A Year Without the Sun

Chapter 4: The Hunt

Veshielle steeled herself. She wasn’t keen to go into the seedy cantina, but then again, she didn’t particularly want to linger outside on the filthy paving stones either.

As she begrudgingly stepped toward the entrance, the hired muscle guarding the door gave her a leering look that made her wish she could release the lightsaber hidden under the folds of her robes and relieve him of a limb. Instead she chose a spot over his left shoulder on which to focus her gaze and walked indifferently past. The place smelled predictably of stale liquor and staler breath. A mournful tune wailed despondently from a greasy-looking jukebox, almost as if the machine realized that no one was listening to its music. The din of voices and clanking glasses had long overtaken its efforts.
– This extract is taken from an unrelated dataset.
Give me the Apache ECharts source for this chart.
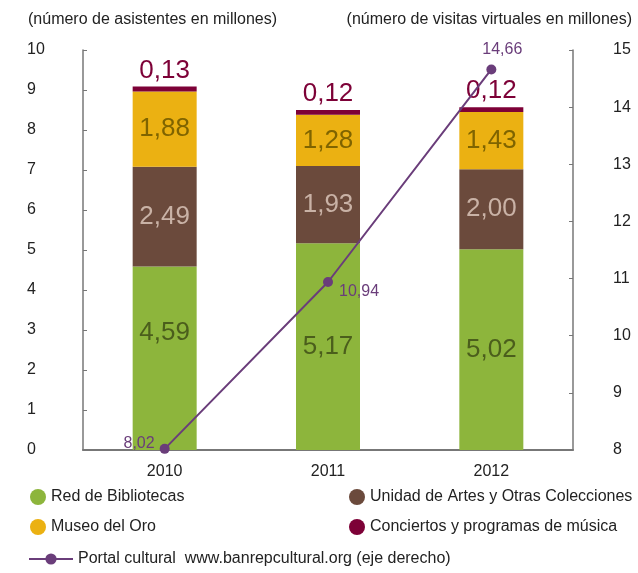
<!DOCTYPE html>
<html>
<head>
<meta charset="utf-8">
<script src="https://cdn.jsdelivr.net/npm/echarts@6/dist/echarts.min.js"></script>
<style>
    html, body { margin: 0; padding: 0; background: #fff; }
    #divChart { width: 638px; height: 573px; }
</style>
</head>
<body>
<div id="divChart"></div>
<script>
    // datos
    var years = ['2010', '2011', '2012'];
    var bibliotecas = [4.59, 5.17, 5.02];
    var artes = [2.49, 1.93, 2.00];
    var museoOro = [1.88, 1.28, 1.43];
    var conciertos = [0.13, 0.12, 0.12];
    var portal = [8.02, 10.94, 14.66];

    var font = 'Liberation Sans, Arial, sans-serif';

    function fmt(v) {
        return v.toFixed(2).replace('.', ',');
    }

    function barSeries(name, data, color, labelColor, pos) {
        return {
            name: name,
            type: 'bar',
            stack: 'total',
            barWidth: 64,
            data: data,
            itemStyle: { color: color },
            label: {
                show: true,
                position: pos,
                distance: 3,
                color: labelColor,
                fontSize: 26,
                fontFamily: font,
                formatter: function (p) { return fmt(p.value); }
            }
        };
    }

    var legendText = { fontSize: 16, color: '#222', fontFamily: font };

    var myChart = echarts.init(document.getElementById('divChart'));
    var greenSeries = barSeries('Red de Bibliotecas', bibliotecas, '#8db53c', '#4b5e1c', 'inside');
    // la etiqueta de 2010 va un poco mas arriba
    greenSeries.data = bibliotecas.map(function (v, i) {
        return i === 0 ? { value: v, label: { offset: [0, -25] } } : v;
    });

    var option = {
        animation: false,
        textStyle: { fontFamily: font },
        title: [
            { text: '(número de asistentes en millones)', left: 28, top: 12, padding: 0,
              textStyle: { fontSize: 16, fontWeight: 'normal', color: '#222', fontFamily: font } },
            { text: '(número de visitas virtuales en millones)', right: 6, top: 12, padding: 0,
              textStyle: { fontSize: 16, fontWeight: 'normal', color: '#222', fontFamily: font } }
        ],
        grid: { left: 83, right: 65, top: 50, bottom: 123 },
        legend: [
            { left: 30, top: 489, padding: 0, icon: 'circle', itemWidth: 16, itemHeight: 16,
              textStyle: legendText, data: ['Red de Bibliotecas'] },
            { left: 349, top: 489, padding: 0, icon: 'circle', itemWidth: 16, itemHeight: 16,
              textStyle: legendText, data: ['Unidad de Artes y Otras Colecciones'] },
            { left: 30, top: 519, padding: 0, icon: 'circle', itemWidth: 16, itemHeight: 16,
              textStyle: legendText, data: ['Museo del Oro'] },
            { left: 349, top: 519, padding: 0, icon: 'circle', itemWidth: 16, itemHeight: 16,
              textStyle: legendText, data: ['Conciertos y programas de música'] },
            { left: 28, top: 551, padding: 0, itemWidth: 44, itemHeight: 14,
              textStyle: legendText,
              data: ['Portal cultural  www.banrepcultural.org (eje derecho)'] }
        ],
        xAxis: {
            type: 'category',
            data: years,
            axisLine: { lineStyle: { color: '#777', width: 2 } },
            axisTick: { inside: true, length: 5, lineStyle: { color: '#777' } },
            axisLabel: { color: '#222', fontSize: 16, margin: 14 }
        },
        yAxis: [
            {
                type: 'value', min: 0, max: 10, interval: 1,
                splitLine: { show: false },
                axisLine: { show: true, lineStyle: { color: '#777', width: 1.5 } },
                axisTick: { show: true, inside: true, length: 4, lineStyle: { color: '#777' } },
                axisLabel: { color: '#222', fontSize: 16, align: 'left', margin: 56, padding: [4, 0, 0, 0] }
            },
            {
                type: 'value', min: 8, max: 15, interval: 1,
                splitLine: { show: false },
                axisLine: { show: true, lineStyle: { color: '#777', width: 1.5 } },
                axisTick: { show: true, inside: true, length: 4, lineStyle: { color: '#777' } },
                axisLabel: { color: '#222', fontSize: 16, align: 'left', margin: 40, padding: [4, 0, 0, 0] }
            }
        ],
        series: [
            greenSeries,
            barSeries('Unidad de Artes y Otras Colecciones', artes, '#6b4a3c', '#c9b2a6', 'inside'),
            barSeries('Museo del Oro', museoOro, '#ebb112', '#7f6400', 'inside'),
            barSeries('Conciertos y programas de música', conciertos, '#7d0137', '#7d0137', 'top'),
            {
                name: 'Portal cultural  www.banrepcultural.org (eje derecho)',
                type: 'line',
                yAxisIndex: 1,
                symbol: 'circle',
                symbolSize: 10,
                lineStyle: { color: '#6a3d7a', width: 2 },
                itemStyle: { color: '#6a3d7a' },
                data: [
                    { value: portal[0], label: { position: 'left', distance: 5, offset: [0, -5] } },
                    { value: portal[1], label: { position: 'right', distance: 6, offset: [0, 10] } },
                    { value: portal[2], label: { position: 'top', distance: 5, offset: [11, -2] } }
                ],
                label: {
                    show: true,
                    color: '#6a3d7a',
                    fontSize: 16,
                    fontFamily: font,
                    formatter: function (p) { return fmt(p.value); }
                },
                z: 5
            }
        ]
    };
    myChart.setOption(option);
</script>
</body>
</html>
Veshielle continued to walk purposefully into the room toward the imaginary spot she had chosen to snub the Trandoshan, a path which led her directly to the bar. An over-eager human bartender with stained teeth and a dirty shirt that may have once been white slid toward her and wiped the bar in front of her.

“Whatcha have?” he asked her in Basic.

Veshielle never drank spirits. Her Master had forbidden it on the principle that it blurs the senses and one’s connection to the Force. Sometimes Veshielle regretted that particular wisdom of her Master, but not tonight. Tonight she had a very clear objective, one she was most single-minded in pursuing, and she would brook no distractions.

The bartender coughed without bothering to cover his mouth, whether to get her attention or from some stewing infection, Veshielle did not know. The general miasma of the cantina obscured the identification of any particular smells emanating from the man.

“I’ll have a gav” she said, turning from him to survey the barroom.

These places are the same, the galaxy over, she thought disapprovingly. Filled with pathetic, desperate creatures who would do a favour to themselves and the galaxy by ceasing to draw air. Veshielle detested the way their kind spilled into the streets at all hours, drunk and giddy.

“Here you go, lady.” The barkeep’s voice behind her interrupted her misanthropic pondering, which was just as well, as Veshielle could feel her anger welling. These people were not her concern. She was here to see one man, and there, through the haze of smoke wafting off hookah pipes and cigarras, her sharp green eyes had just found him.